The community in Malin Head have stepped up their campaign to ensure Ireland’s crowning glory becomes a major economic driver for Inishowen.
Local businesses and residents from the area have taken matters into their own hands by engaging directly with tourism providers on both sides of the border in an effort to spread the word about the unspoilt charms and untapped potential to be found at Ireland’s most northerly point.
They are now hopeful that a new flyer listing the attractions of the area will be displayed in tourist centres and other facilities right across Ireland.
Tourism organisation Visit Derry yesterday confirmed they will be stocking the brochure and said they saw Malin Head as one of the main tourist destinations for the region alongside the likes of Giant’s Causeway.
The new flyer was developed by the local community after they were “alarmed” at how little other tourism providers knew about Malin Head at a digital marketing seminar hosted by the Wild Atlantic Way and Donegal County Council in Donegal Town last November.
Local businessman Ali Farren said the Malin Head community remain determined and hopeful that greater tourist infrastructure will be secured for the area.
But he warned that the lack of any public transport links to Malin Head since the closure of Lough Swilly and its twice daily service to Malin Head last year is a major area of concern that needs urgent attention.
Mr Farren said: “We are trying to publicise and highlight Malin Head to attract more visitors to the area. “We are being proactive and we want to keep the momentum going to ensure the word goes out about what a unique and special place Malin Head is.
“We want to see a major, iconic structure at Malin Head which will become a major tourist attraction; infrastructure that will help create jobs and increase tourism not just for here but for the whole of Inishowen.”
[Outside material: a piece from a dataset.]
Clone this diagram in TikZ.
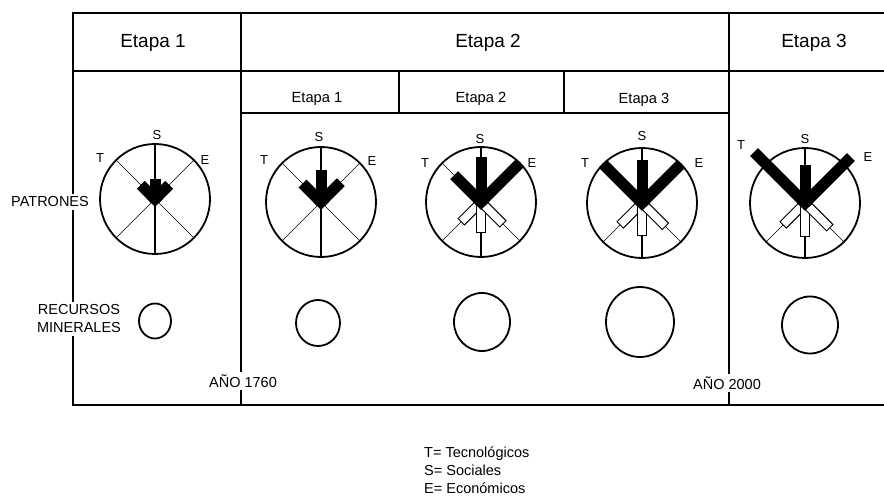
\documentclass[tikz,border=0pt]{standalone}
\usepackage{fontspec}
\setmainfont{Liberation Sans}

% one wheel of patterns: spokes, rim, optional white bars, black bars S/T/E
\newcommand\patron[5]{%
  \begin{scope}[shift={#1}]
    \draw[spoke] (-38.9,-38.9) -- (38.9,38.9);
    \draw[spoke] (38.9,-38.9) -- (-38.9,38.9);
    \draw[mainspoke] (0,-55) -- (0,55);
    \draw[ring] (0,0) circle[radius=55];
    #5
    \fill[rotate=90]  (0,-5.5) rectangle (#2,5.5);
    \fill[rotate=135] (0,-5.5) rectangle (#3,5.5);
    \fill[rotate=45]  (0,-5.5) rectangle (#4,5.5);
    \fill (0,-7.78) -- (7.78,0) -- (0,7.78) -- (-7.78,0) -- cycle;
  \end{scope}}
% hollow bars pointing down-left, down and down-right
\newcommand\wbars[3]{%
  \draw[whitebar,rotate=225] (0,-4.5) rectangle (#1,4.5);
  \draw[whitebar,rotate=270] (0,-4.5) rectangle (#2,4.5);
  \draw[whitebar,rotate=315] (0,-4.5) rectangle (#3,4.5);}

\begin{document}
\begin{tikzpicture}[x=1pt,y=-1pt,
  frame/.style={line width=1.6pt},
  ring/.style={line width=1.8pt},
  spoke/.style={line width=0.6pt},
  mainspoke/.style={line width=1.2pt},
  whitebar/.style={draw, fill=white, line width=0.9pt},
  head/.style={font=\fontsize{19}{22}\selectfont, inner sep=0pt},
  subhead/.style={font=\fontsize{14.7}{17}\selectfont, inner sep=0pt},
  lbl/.style={font=\fontsize{14.5}{18}\selectfont, fill=white, inner xsep=2pt, inner ysep=3pt},
  dir/.style={font=\fontsize{13}{15}\selectfont, inner sep=0pt},
  legend/.style={font=\fontsize{14.5}{18}\selectfont, inner sep=0pt, align=left},
]
\useasboundingbox (0,0) rectangle (884,497);

% table frame
\coordinate (TL) at (73,13);   \coordinate (TR) at (884,13);
\coordinate (HL) at (73,71);   \coordinate (HR) at (884,71);
\coordinate (BL) at (73,405);  \coordinate (BR) at (884,405);
\coordinate (D1t) at (241,13); \coordinate (D1b) at (241,405);
\coordinate (D2t) at (729,13); \coordinate (D2b) at (729,405);
\coordinate (SBl) at (241,113); \coordinate (SBr) at (729,113);
\coordinate (S1t) at (399,71); \coordinate (S1b) at (399,113);
\coordinate (S2t) at (564,71); \coordinate (S2b) at (564,113);

\draw[frame] (TR) -- (TL) -- (BL) -- (BR);
\draw[frame] (HL) -- (HR);
\draw[frame] (D1t) -- (D1b);
\draw[frame] (D2t) -- (D2b);
\draw[frame] (SBl) -- (SBr);
\draw[frame] (S1t) -- (S1b);
\draw[frame] (S2t) -- (S2b);

% headers
\node[head] (h1) at (153,43) {Etapa 1};
\node[head] (h2) at (488,43) {Etapa 2};
\node[head] (h3) at (814,43) {Etapa 3};
\node[subhead] (sh1) at (317,99) {Etapa 1};
\node[subhead] (sh2) at (481,99) {Etapa 2};
\node[subhead] (sh3) at (644,100) {Etapa 3};

% row labels and years
\node[lbl] (pat) at (50,202) {PATRONES};
\node[lbl, align=center] (rec) at (79,319) {RECURSOS\\MINERALES};
\node[lbl] (y1760) at (243,381) {AÑO 1760};
\node[lbl] (y2000) at (727,383) {AÑO 2000};

% pattern wheels
\patron{(155,199)}{20}{20}{20}{}
\patron{(321,202)}{32}{26}{28}{}
\patron{(481,202)}{45}{38}{54}{\wbars{28}{30}{31}}
\patron{(642,203)}{43}{55}{55}{\wbars{31}{32}{33}}
\patron{(805,203)}{38}{72}{65}{\wbars{31}{33}{35}}

% wheel letters
\node[dir] (s1) at (157,135) {S};
\node[dir] (t1) at (100,158) {T};
\node[dir] (e1) at (205,160) {E};
\node[dir] (s2) at (319,137) {S};
\node[dir] (t2) at (264,160) {T};
\node[dir] (e2) at (372,161) {E};
\node[dir] (s3) at (480,139) {S};
\node[dir] (t3) at (425,163) {T};
\node[dir] (e3) at (532,163) {E};
\node[dir] (s4) at (642,136) {S};
\node[dir] (t4) at (585,163) {T};
\node[dir] (e4) at (699,163) {E};
\node[dir] (s5) at (805,139) {S};
\node[dir] (t5) at (741,145) {T};
\node[dir] (e5) at (868,157) {E};

% mineral resources
\draw[ring] (155,321) ellipse[x radius=16, y radius=17.5];
\draw[ring] (318,323) ellipse[x radius=22, y radius=23];
\draw[ring] (482,322) ellipse[x radius=28, y radius=29];
\draw[ring] (640,322) ellipse[x radius=34, y radius=35];
\draw[ring] (810,325) ellipse[x radius=28, y radius=28.5];

% key
\node[legend, anchor=west] (key) at (424,470) {T= Tecnológicos\\S= Sociales\\E= Económicos};
\end{tikzpicture}
\end{document}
Mr Farren said that such a centre would add to the recently developed walkways and viewing platform at Bamba’s Crown and help retain visitors by providing them with information about the area’s attractions, and accommodation etc as well as cafe and toilet facilities.
A central tourist hub would also help cater for the increasing number of people coming to the area, which is one of only three signature destinations on the Wild Atlantic Way route and has become a popular wildlife destination for dolphin and whale spotting and also rare bird watching, including the Corncrake and eagles.
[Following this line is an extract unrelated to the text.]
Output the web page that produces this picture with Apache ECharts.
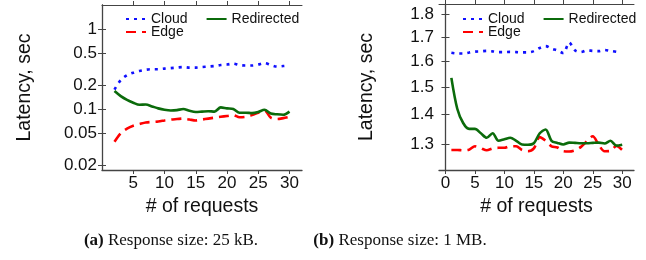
<!DOCTYPE html>
<html>
<head>
<meta charset="utf-8">
<script src="https://cdn.jsdelivr.net/npm/echarts@6/dist/echarts.min.js"></script>
<style>
  html, body { margin: 0; padding: 0; background: #fff; }
  #chart { width: 646px; height: 260px; }
</style>
</head>
<body>
<div id="chart"></div>
<script>
// (a) 25 kB responses
const reqA = [2, 3, 4, 5, 6, 7, 8, 9, 10, 11, 12, 13, 14, 15, 16, 17, 18, 19, 20, 21, 22, 23, 24, 25, 26, 27, 28, 29, 30];
const cloudA = [0.175, 0.23, 0.265, 0.285, 0.3, 0.31, 0.315, 0.315, 0.32, 0.325, 0.33, 0.335, 0.33, 0.33, 0.335, 0.34, 0.345, 0.355, 0.36, 0.37, 0.355, 0.35, 0.35, 0.36, 0.375, 0.355, 0.34, 0.345, 0.35];
const edgeA = [0.039, 0.05, 0.057, 0.062, 0.065, 0.068, 0.069, 0.07, 0.072, 0.074, 0.075, 0.076, 0.074, 0.072, 0.074, 0.076, 0.078, 0.08, 0.082, 0.084, 0.079, 0.08, 0.084, 0.09, 0.096, 0.078, 0.075, 0.077, 0.08];
const redirA = [0.168, 0.145, 0.13, 0.12, 0.113, 0.114, 0.108, 0.102, 0.098, 0.096, 0.097, 0.1, 0.095, 0.092, 0.093, 0.094, 0.093, 0.105, 0.102, 0.1, 0.09, 0.09, 0.089, 0.092, 0.098, 0.088, 0.086, 0.085, 0.093];

// (b) 1 MB responses
const reqB = [1, 2, 3, 4, 5, 6, 7, 8, 9, 10, 11, 12, 13, 14, 15, 16, 17, 18, 19, 20, 21, 22, 23, 24, 25, 26, 27, 28, 29, 30];
const cloudB = [1.635, 1.632, 1.632, 1.636, 1.64, 1.641, 1.643, 1.641, 1.638, 1.638, 1.639, 1.638, 1.637, 1.637, 1.642, 1.655, 1.663, 1.652, 1.645, 1.634, 1.678, 1.645, 1.638, 1.645, 1.643, 1.642, 1.647, 1.643, 1.639];
const edgeB = [1.28, 1.28, 1.279, 1.281, 1.292, 1.286, 1.279, 1.285, 1.287, 1.287, 1.292, 1.292, 1.28, 1.276, 1.285, 1.322, 1.31, 1.292, 1.288, 1.276, 1.275, 1.279, 1.29, 1.308, 1.325, 1.297, 1.276, 1.277, 1.293, 1.28];
const redirB = [1.535, 1.42, 1.37, 1.35, 1.35, 1.335, 1.32, 1.335, 1.31, 1.315, 1.32, 1.31, 1.298, 1.297, 1.302, 1.335, 1.348, 1.31, 1.303, 1.298, 1.304, 1.303, 1.302, 1.302, 1.303, 1.304, 1.301, 1.31, 1.294, 1.297];

// tick labels
const yTicksA = [0.02, 0.05, 0.1, 0.2, 0.5, 1];
const yTicksB = [1.3, 1.4, 1.5, 1.6, 1.7, 1.8];
const xTicksA = [5, 10, 15, 20, 25, 30];
const xTicksB = [0, 5, 10, 15, 20, 25, 30];

const pairs = (xs, ys) => ys.map((y, i) => [xs[i], y]);

const font = 'Liberation Sans, Arial, sans-serif';
const axisCol = '#444';

function xAxes(grid, min, max, ticks) {
  return [
    {
      type: 'value', gridIndex: grid, min: min, max: max, position: 'bottom',
      name: '# of requests', nameLocation: 'middle', nameGap: 19,
      nameTextStyle: { fontSize: 19.5, color: '#111', fontFamily: font },
      axisLine: { lineStyle: { color: axisCol, width: 1.3 } },
      axisTick: { customValues: ticks, length: 4, lineStyle: { color: axisCol } },
      axisLabel: { customValues: ticks, fontSize: 17, color: '#111', fontFamily: font, margin: 5 },
      splitLine: { show: false }
    },
    {
      type: 'value', gridIndex: grid, min: min, max: max, position: 'top',
      axisLine: { lineStyle: { color: axisCol, width: 1 } },
      axisTick: { customValues: ticks, length: 4, lineStyle: { color: axisCol } },
      axisLabel: { show: false },
      splitLine: { show: false }
    }
  ];
}

function yAxes(grid, min, max, ticks, gap) {
  return [
    {
      type: 'log', gridIndex: grid, min: min, max: max, position: 'left',
      name: 'Latency, sec', nameLocation: 'middle', nameGap: gap,
      nameTextStyle: { fontSize: 19.5, color: '#111', fontFamily: font },
      axisLine: { show: true, lineStyle: { color: axisCol, width: 1.3 } },
      axisTick: { show: true, customValues: ticks, length: 4, lineStyle: { color: axisCol } },
      axisLabel: { customValues: ticks, fontSize: 17, color: '#111', fontFamily: font, margin: 5,
        formatter: v => String(v) },
      splitLine: { show: false }
    },
    {
      type: 'log', gridIndex: grid, min: min, max: max, position: 'right',
      axisLine: { show: true, lineStyle: { color: axisCol, width: 1 } },
      axisTick: { show: true, customValues: ticks, length: 4, lineStyle: { color: axisCol } },
      axisLabel: { show: false },
      splitLine: { show: false }
    }
  ];
}

function lines(xi, yi, xs, cloud, edge, redir) {
  return [
    { name: 'Cloud', type: 'line', xAxisIndex: xi, yAxisIndex: yi, data: pairs(xs, cloud),
      symbol: 'none', smooth: 0.3, lineStyle: { color: '#1010ff', width: 2.6, type: [3, 5] }, itemStyle: { color: '#1010ff' } },
    { name: 'Edge', type: 'line', xAxisIndex: xi, yAxisIndex: yi, data: pairs(xs, edge),
      symbol: 'none', smooth: 0.3, lineStyle: { color: '#ff0000', width: 2.6, type: [10, 6] }, itemStyle: { color: '#ff0000' } },
    { name: 'Redirected', type: 'line', xAxisIndex: xi, yAxisIndex: yi, data: pairs(xs, redir),
      symbol: 'none', smooth: 0.3, lineStyle: { color: '#0b6b0b', width: 2.6 }, itemStyle: { color: '#0b6b0b' } }
  ];
}

function legends(left) {
  const base = { itemWidth: 20, itemHeight: 12, itemGap: 18, padding: 0,
    itemStyle: { opacity: 0, borderWidth: 0 },
    textStyle: { fontSize: 14, color: '#111', fontFamily: font }, selectedMode: false };
  return [
    Object.assign({}, base, { left: left, top: 12, data: ['Cloud', 'Redirected'] }),
    Object.assign({}, base, { left: left, top: 25, data: ['Edge'] })
  ];
}

const chart = echarts.init(document.getElementById('chart'), null, { renderer: 'canvas' });
chart.setOption({
  animation: false,
  backgroundColor: '#fff',
  grid: [
    { left: 102, top: 5, width: 200, height: 165 },
    { left: 439, top: 4, width: 195, height: 166 }
  ],
  xAxis: [].concat(xAxes(0, 0, 32, xTicksA), xAxes(1, -1.1, 32, xTicksB)),
  yAxis: [].concat(yAxes(0, 0.0173, 2, yTicksA, 67), yAxes(1, 1.217, 1.849, yTicksB, 62)),
  legend: [].concat(legends(125), legends(462)),
  series: [].concat(
    lines(0, 0, reqA, cloudA, edgeA, redirA),
    lines(2, 2, reqB, cloudB, edgeB, redirB)
  ),
  graphic: [
    { type: 'text', x: 171, y: 241, style: {
      text: '{b|(a)} Response size: 25 kB.', font: '17px "Liberation Serif", serif',
      fill: '#111', align: 'center', verticalAlign: 'middle',
      rich: { b: { fontWeight: 'bold', fontSize: 17, fontFamily: 'Liberation Serif', fill: '#111' } } } },
    { type: 'text', x: 400, y: 241, style: {
      text: '{b|(b)} Response size: 1 MB.', font: '17px "Liberation Serif", serif',
      fill: '#111', align: 'center', verticalAlign: 'middle',
      rich: { b: { fontWeight: 'bold', fontSize: 17, fontFamily: 'Liberation Serif', fill: '#111' } } } }
  ]
});
</script>
</body>
</html>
Over recent times it has also become popular with sky gazers trying to spot the Northern Lights and with divers exploring the abundance of ship wrecks.
Odhran Dunne, General Manager at Derry Visitor, said that Malin Head was a real asset and selling point in terms of promoting the north west as a region.
He said: “There are great opportunities with regards working with Tourism Ireland at the moment, who have a big push on the Wild Atlantic Way.
“Derry and Inishowen have strong links in terms of tourism product and there is something very unique about the most northerly point, and having that so close.”